Councilman Zach Oyler said he would oppose the proposal. He says the issue is a statewide matter. Meanwhile, Peoria Mayor Jim Ardis is talking with area community leaders in hopes of creating a regional effort to raise the age for selling tobacco. This was the council’s first look at the proposed ordinance and will vote on the issue at a later meeting.

The proposed Rivertrail Apartments site along the Illinois River. (File Photo.)

Riverfront Park v Rivertrail Apartments Saga

The city of Peoria has hit another snag in its effort to create housing units in Riverfront Park.

The option to buy the property owned by the Detweiller Trust expired March 16th.

While the council has not designated a funding source, it earlier had directed city manager Patrick Urich to pursue the purchase of the land where the Peoria Boat Club is located.

“I think we have an obligation to the developer to talk about what we can do to purchase that property so we’re continuing to have conversations. Detweiller Trust has left the door open for us to have a conversation with them about that property.” Urich said.

The land purchase is needed to offset the space where the apartments would be. The National Park Service provided some capital for Riverfront Park and requires the land swap.

Westlake Shopping Center Requests Time to Reassess

Store closings are having a negative impact on both developers and the city of Peoria.

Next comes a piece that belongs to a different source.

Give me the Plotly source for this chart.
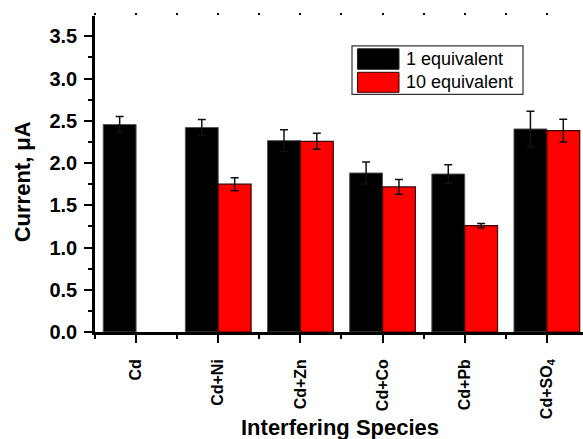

The owner of Westlake Shopping Center asked the city council several months ago to add a quarter percent sales tax increase on sales at Westlake stores. It would have been used to improve facades and security at the shopping center.

Last night, Councilman Jim Montelongo asked the council to table the measure. The upcoming closure of Toys R Us has changed the financial dynamic at Westlake.

“Not knowing exactly what the revenues are but, get an estimate of maybe seven, eight million dollars in revenues, which definitely impacts our city with the sales tax, and certainly those jobs are going to be gone and so the petitioner needs some time to come up with a new method for reinvesting into the area there." Motelongo said.

Cohen Development Company operates the shopping center along Sterling Avenue in Peoria.